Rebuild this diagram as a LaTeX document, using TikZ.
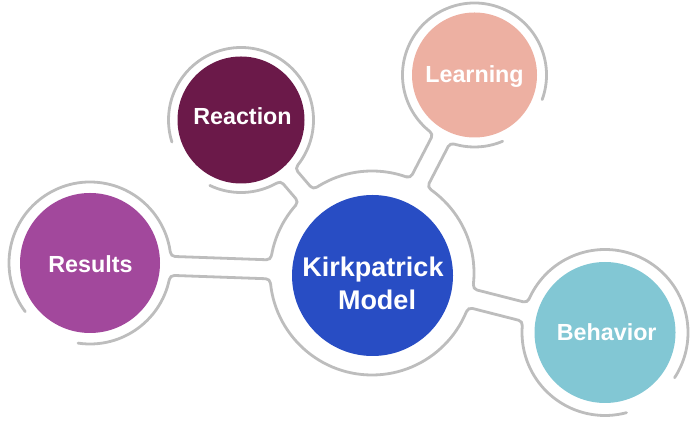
\documentclass[tikz,border=0pt]{standalone}
\usepackage{fontspec}
\setmainfont{Liberation Sans}
\usetikzlibrary{calc}
\definecolor{ringgray}{HTML}{BDBDBD}
\definecolor{creaction}{HTML}{6B1949}
\definecolor{clearning}{HTML}{EDB0A2}
\definecolor{cresults}{HTML}{A2489C}
\definecolor{ccentral}{HTML}{284DC4}
\definecolor{cbehavior}{HTML}{82C7D4}
\tikzset{
  ringline/.style={draw=ringgray, line width=2.8pt, line cap=round},
  disk/.style={circle, inner sep=0pt, draw=none},
  lbl/.style={text=white, font=\fontsize{23.3}{28}\selectfont\bfseries, anchor=base, inner sep=0pt},
  biglbl/.style={text=white, font=\fontsize{27}{32}\selectfont\bfseries, anchor=base, inner sep=0pt}
}
\def\stH{9.5}
\def\stF{5}
% stalk between ring centre #1 (radius #2) and ring centre #3 (radius #4)
\newcommand\stalk[4]{%
  \path let \p1=(#1), \p2=(#3) in \pgfextra{%
    \pgfmathsetmacro\stLtmp{veclen(\x2-\x1,\y2-\y1)}%
    \pgfmathsetmacro\stAngtmp{atan2(\y2-\y1,\x2-\x1)}%
    \xdef\stL{\stLtmp}\xdef\stAng{\stAngtmp}};
  \begin{scope}[shift={(#1)},rotate=\stAng]
    \pgfmathsetmacro\xa{sqrt((#2+\stF)^2-(\stH+\stF)^2)}
    \pgfmathsetmacro\ta{atan2(\stH+\stF,\xa)}
    \pgfmathsetmacro\xb{\stL-sqrt((#4+\stF)^2-(\stH+\stF)^2)}
    \pgfmathsetmacro\tb{atan2(\stH+\stF,\stL-\xb)}
    \fill[white] (0,0) -- (\ta:#2)
      arc[start angle=180+\ta, end angle=270, radius=\stF] -- (\xb,\stH)
      arc[start angle=270, end angle=360-\tb, radius=\stF] -- (\stL,0)
      -- ([shift={(\stL,0)}]180+\tb:#4)
      arc[start angle=\tb, end angle=90, radius=\stF] -- (\xa,-\stH)
      arc[start angle=90, end angle=180-\ta, radius=\stF] -- cycle;
    \draw[ringline] (\ta:#2)
      arc[start angle=180+\ta, end angle=270, radius=\stF] -- (\xb,\stH)
      arc[start angle=270, end angle=360-\tb, radius=\stF];
    \draw[ringline] (-\ta:#2)
      arc[start angle=180-\ta, end angle=90, radius=\stF] -- (\xb,-\stH)
      arc[start angle=90, end angle=\tb, radius=\stF];
  \end{scope}}
\begin{document}
\begin{tikzpicture}[x=1pt,y=1pt]
\useasboundingbox (0,0) rectangle (700,427);
% ring centres
\coordinate (rcent) at (372,154);
\coordinate (rreac) at (241,307);
\coordinate (rlear) at (474.5,352);
\coordinate (rresu) at (90,164);
\coordinate (rbeha) at (605,94.5);
% rings
\draw[ringline] (rcent) circle[radius=102];
\draw[ringline] ($(rreac)+(244.5:72.5)$) arc[start angle=244.5, end angle=557.7, radius=72.5];
\draw[ringline] ($(rlear)+(340:72)$) arc[start angle=340, end angle=653, radius=72];
\draw[ringline] ($(rresu)+(261.5:81)$) arc[start angle=261.5, end angle=576.9, radius=81];
\draw[ringline] ($(rbeha)+(327:83)$) arc[start angle=327, end angle=645, radius=83];
% stalks
\stalk{rreac}{72.5}{rcent}{102}
\stalk{rlear}{72}{rcent}{102}
\stalk{rresu}{81}{rcent}{102}
\stalk{rbeha}{83}{rcent}{102}
% disks
\node[disk, fill=ccentral, minimum size=161] (central) at (372.5,151.5) {};
\node[disk, fill=creaction, minimum size=127] (reaction) at (241,307) {};
\node[disk, fill=clearning, minimum size=125] (learning) at (474.5,352) {};
\node[disk, fill=cresults, minimum size=140] (results) at (90,164) {};
\node[disk, fill=cbehavior, minimum size=141] (behavior) at (605,94.5) {};
% labels
\node[biglbl] (tkirk) at (373,150.3) {Kirkpatrick};
\node[biglbl] (tmodel) at (377,117.7) {Model};
\node[lbl] (treac) at (242.5,302) {Reaction};
\node[lbl] (tlear) at (474.5,344.7) {Learning};
\node[lbl] (tresu) at (90.5,154.7) {Results};
\node[lbl] (tbeha) at (606.7,86.3) {Behavior};
\end{tikzpicture}
\end{document}
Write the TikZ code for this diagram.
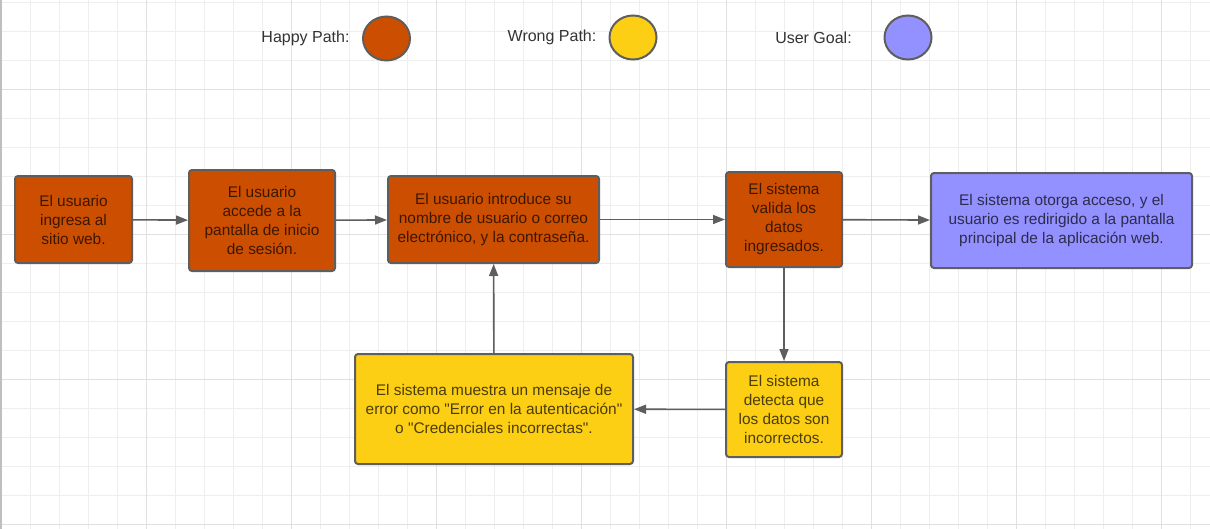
\documentclass[tikz,border=0pt]{standalone}
\usepackage{fontspec}
\setmainfont{Liberation Sans}[Ligatures=TeXOff]
\usepackage{tikz}
\usetikzlibrary{arrows.meta,shapes}

\definecolor{happy}{HTML}{CC4E00}
\definecolor{wrong}{HTML}{FCCE14}
\definecolor{goal}{HTML}{9391FF}
\definecolor{edge}{HTML}{5E5E5E}
\definecolor{minorgrid}{HTML}{EEEEEE}
\definecolor{majorgrid}{HTML}{E0E0E0}
\definecolor{legendtext}{HTML}{333333}

\tikzset{
  stepbox/.style={draw=edge,line width=2bp,rounded corners=3bp,inner sep=0pt,
    align=center,text opacity=0.7,font=\fontsize{15.4bp}{19bp}\selectfont},
  legend/.style={text=legendtext,inner sep=0pt,font=\fontsize{16bp}{19bp}\selectfont},
  dot/.style={draw=edge,line width=2bp,ellipse,inner sep=0pt,minimum width=47bp,minimum height=44bp},
  flow/.style={-{Triangle[length=12bp,width=9bp]},draw=edge,line width=1.6bp}
}

\begin{document}
\begin{tikzpicture}

\useasboundingbox (0,0) rectangle (1210bp,-529bp);
\fill[white] (0,0) rectangle (1210bp,-529bp);

% grid
\foreach \i in {0,...,41} \draw[minorgrid,line width=1bp] ({(1+29*\i)*1bp},0) -- ({(1+29*\i)*1bp},-529bp);
\foreach \j in {0,...,18} \draw[minorgrid,line width=1bp] (0,{(-2-29*\j)*1bp}) -- (1210bp,{(-2-29*\j)*1bp});
\foreach \i in {1,...,8} \draw[majorgrid,line width=1bp] ({(1+145*\i)*1bp},0) -- ({(1+145*\i)*1bp},-529bp);
\foreach \j in {0,...,3} \draw[majorgrid,line width=1bp] (0,{(-89-145*\j)*1bp}) -- (1210bp,{(-89-145*\j)*1bp});
\draw[gray!50,line width=1.6bp] (0.8bp,0) -- (0.8bp,-529bp);

% legend
\node (L1) at (305.5bp,-38bp)[legend] {Happy Path:};
\node (C1) at (386.5bp,-38.5bp)[dot,fill=happy] {};
\node (L2) at (552bp,-37.5bp)[legend] {Wrong Path:};
\node (C2) at (633bp,-37.5bp)[dot,fill=wrong] {};
\node (L3) at (813.5bp,-37.5bp)[legend] {User Goal:};
\node (C3) at (908bp,-37.5bp)[dot,fill=goal] {};

% steps
\node (S1) at (73.5bp,-219.5bp)[stepbox,fill=happy,minimum width=117bp,minimum height=87bp] {El usuario\\ingresa al\\sitio web.};
\node (S2) at (262bp,-220.5bp)[stepbox,fill=happy,minimum width=146bp,minimum height=101bp] {El usuario\\accede a la\\pantalla de inicio\\de sesión.};
\node (S3) at (493.5bp,-219.5bp)[stepbox,fill=happy,minimum width=211bp,minimum height=87bp] {El usuario introduce su\\nombre de usuario o correo\\electrónico, y la contraseña.};
\node (S4) at (784bp,-219.5bp)[stepbox,fill=happy,minimum width=116bp,minimum height=95bp] {El sistema\\valida los\\datos\\ingresados.};
\node (S5) at (1061.5bp,-220.5bp)[stepbox,fill=goal,minimum width=261bp,minimum height=95bp] {El sistema otorga acceso, y el\\usuario es redirigido a la pantalla\\principal de la aplicación web.};
\node (S6) at (494bp,-409bp)[stepbox,fill=wrong,minimum width=278bp,minimum height=110bp] {El sistema muestra un mensaje de\\error como "Error en la autenticación"\\o "Credenciales incorrectas".};
\node (S7) at (784bp,-409.5bp)[stepbox,fill=wrong,minimum width=116bp,minimum height=95bp] {El sistema\\detecta que\\los datos son\\incorrectos.};

\draw [flow] (S1) -- (S2);
\draw [flow] (S2) -- (S3);
\draw [flow] (S3) -- (S4);
\draw [flow] (S4) -- (S5);
\draw [flow] (S4) -- (S7);
\draw [flow] (S7) -- (S6);
\draw [flow] (S6) -- (S3);
\end{tikzpicture}
\end{document}
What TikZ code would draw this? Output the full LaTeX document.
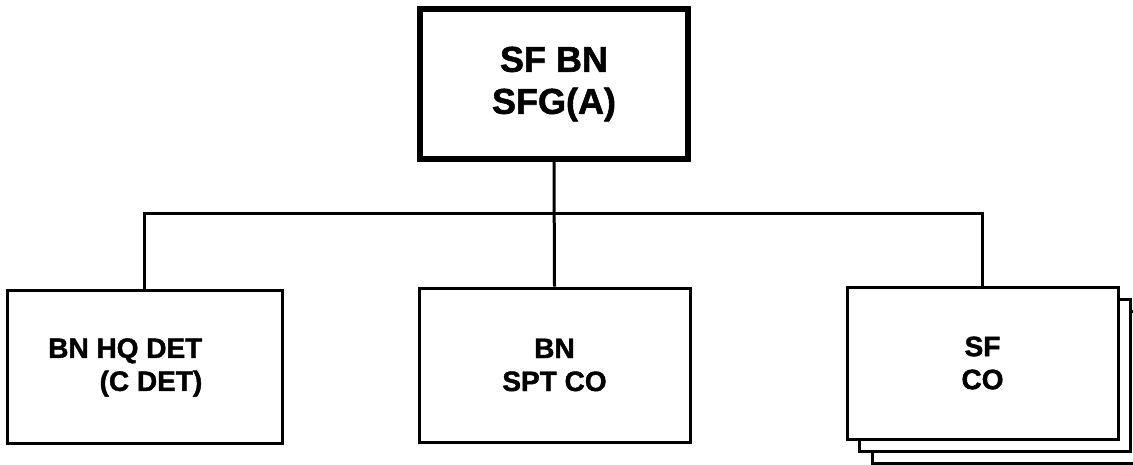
\documentclass[tikz,border=0pt]{standalone}
\usepackage{fontspec}
\setmainfont[BoldFeatures={FakeBold=1.5}]{Liberation Sans}
\usetikzlibrary{positioning}

\tikzset{
    unit/.style={draw, rectangle, line width=3pt, fill=white, align=center,
        font=\bfseries\fontsize{28}{33}\selectfont},
    hqunit/.style={unit, line width=6pt,
        font=\bfseries\fontsize{36}{42}\selectfont},
    unitlabel/.style={align=right, inner sep=0pt,
        font=\bfseries\fontsize{28}{33}\selectfont},
    link/.style={line width=3pt}
}

\begin{document}
\begin{tikzpicture}[x=1pt, y=-1pt]
    \useasboundingbox (0, 0) rectangle (1133, 464);
    \begin{scope}
        % Battalion
        \node[hqunit, minimum width=268pt, minimum height=150pt] (SFBN) at (554, 84) {SF BN\\SFG(A)};
        % Subordinate units
        \node[unit, minimum width=275pt, minimum height=153pt] (HQDET) at (144.5, 366.5) {};
        \node[unitlabel, anchor=east] (HQDETlabel) at ([xshift=58pt, yshift=-1pt]HQDET.center) {BN HQ DET\\(C DET)};
        \node[unit, minimum width=271pt, minimum height=154pt] (SPTCO) at (554.5, 365) {BN\\SPT CO};
        \node[unit, minimum width=271pt, minimum height=152pt] (SFCOc) at (1007.5, 387) {};
        \node[unit, minimum width=271pt, minimum height=152pt] (SFCOb) at (994.5, 375) {};
        \node[unit, minimum width=271pt, minimum height=152pt] (SFCO) at (982.5, 363) {SF\\CO};
    \end{scope}
    \coordinate (bus) at (554.5, 213);
    \draw[link] (SFBN.south)
        to (SPTCO.north);
    \draw[link] (HQDET.north)
        |- (bus)
        -| (SFCO.north);
\end{tikzpicture}
\end{document}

> _Task instructions_: Start with the line that includes "Write the TikZ code for this diagram." and finish with the line that includes "(C3) at (908bp,-37.5bp)[dot,fill=goal]": reproduce those lines exactly, nothing before or after, and omit any pictures.

> _Solved problem_:
Write the TikZ code for this diagram.
\documentclass[tikz,border=0pt]{standalone}
\usepackage{fontspec}
\setmainfont{Liberation Sans}[Ligatures=TeXOff]
\usepackage{tikz}
\usetikzlibrary{arrows.meta,shapes}

\definecolor{happy}{HTML}{CC4E00}
\definecolor{wrong}{HTML}{FCCE14}
\definecolor{goal}{HTML}{9391FF}
\definecolor{edge}{HTML}{5E5E5E}
\definecolor{minorgrid}{HTML}{EEEEEE}
\definecolor{majorgrid}{HTML}{E0E0E0}
\definecolor{legendtext}{HTML}{333333}

\tikzset{
  stepbox/.style={draw=edge,line width=2bp,rounded corners=3bp,inner sep=0pt,
    align=center,text opacity=0.7,font=\fontsize{15.4bp}{19bp}\selectfont},
  legend/.style={text=legendtext,inner sep=0pt,font=\fontsize{16bp}{19bp}\selectfont},
  dot/.style={draw=edge,line width=2bp,ellipse,inner sep=0pt,minimum width=47bp,minimum height=44bp},
  flow/.style={-{Triangle[length=12bp,width=9bp]},draw=edge,line width=1.6bp}
}

\begin{document}
\begin{tikzpicture}

\useasboundingbox (0,0) rectangle (1210bp,-529bp);
\fill[white] (0,0) rectangle (1210bp,-529bp);

% grid
\foreach \i in {0,...,41} \draw[minorgrid,line width=1bp] ({(1+29*\i)*1bp},0) -- ({(1+29*\i)*1bp},-529bp);
\foreach \j in {0,...,18} \draw[minorgrid,line width=1bp] (0,{(-2-29*\j)*1bp}) -- (1210bp,{(-2-29*\j)*1bp});
\foreach \i in {1,...,8} \draw[majorgrid,line width=1bp] ({(1+145*\i)*1bp},0) -- ({(1+145*\i)*1bp},-529bp);
\foreach \j in {0,...,3} \draw[majorgrid,line width=1bp] (0,{(-89-145*\j)*1bp}) -- (1210bp,{(-89-145*\j)*1bp});
\draw[gray!50,line width=1.6bp] (0.8bp,0) -- (0.8bp,-529bp);

% legend
\node (L1) at (305.5bp,-38bp)[legend] {Happy Path:};
\node (C1) at (386.5bp,-38.5bp)[dot,fill=happy] {};
\node (L2) at (552bp,-37.5bp)[legend] {Wrong Path:};
\node (C2) at (633bp,-37.5bp)[dot,fill=wrong] {};
\node (L3) at (813.5bp,-37.5bp)[legend] {User Goal:};
\node (C3) at (908bp,-37.5bp)[dot,fill=goal] {};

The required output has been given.